I can not even begin to understand the logic here. I know it is an excuse to rant about "feminists"

Keep politics in Chat.
 
Did you actually take a video game discussion and use it to make an anti-feminist rant?

Why the hell would you do that?

Keep politics in Chat.

I apologise, I don't mean to swerve off of a topic when I start it myself, but I did in part ask what the public reaction of a videogame would be, which is going to let ugly feelings bubble to the surface. 'People wanting to ban it' or 'people wanting to prove a point with it' isn't just politics, it's art, and videogames are art.
 
I apologise, I don't mean to swerve off of a topic when I start it myself, but I did in part ask what the public reaction of a videogame would be, which is going to let ugly feelings bubble to the surface. 'People wanting to ban it' or 'people wanting to prove a point with it' isn't just politics, it's art, and videogames are art.
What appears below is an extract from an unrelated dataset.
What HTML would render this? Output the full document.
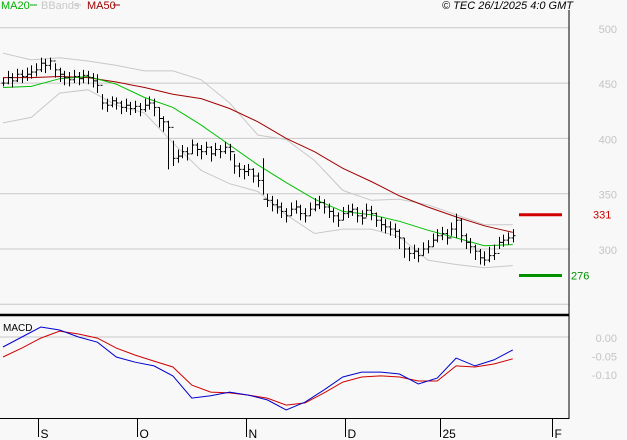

Violent video games weren't banned after Columbine. "Maria" would just be an earlier version of Samus Aran (without the stuff at the end, probably) and won't affect anything in relation to video games being blamed for anything- if anything, feminists would promote Maria as a positive role model who teaches girls that they can do the stuff that boys do, too, especially since the game probably won't have the sexy ending that Metroid had in OTL...
 
"Maria" would just be an earlier version of Samus Aran (without the stuff at the end, probably) and won't affect anything in relation to video games being blamed for anything- if anything, feminists would promote Maria as a positive role model who teaches girls that they can do the stuff that boys do, too, especially since the game probably won't have the sexy ending that Metroid had in OTL...

Hopefully, ITTL, there won't be a 'Super Maria - Other Mushroom' where Maria starts with fireballs, wing cap etc. but they have to be approved by Prince Toadstool before she can use them...

Why yes, I'm still bitter about Other M. :p

In all seriousness, that'd be pretty cool. Especially if it was presented as 'Of course she can do this stuff. Why not?' I'm of the opinion that games (and other stuff) need less angst-ridden heroines who have everything weighted against them but triumph regardless. Strong female characters should just be presented without fanfare, like it's just taken for granted that they can fight and triumph. Sort of like how in Starship Troopers the movie the football team is mixed, but there's no fuss made about it - it's just how things are. Does that make any sense?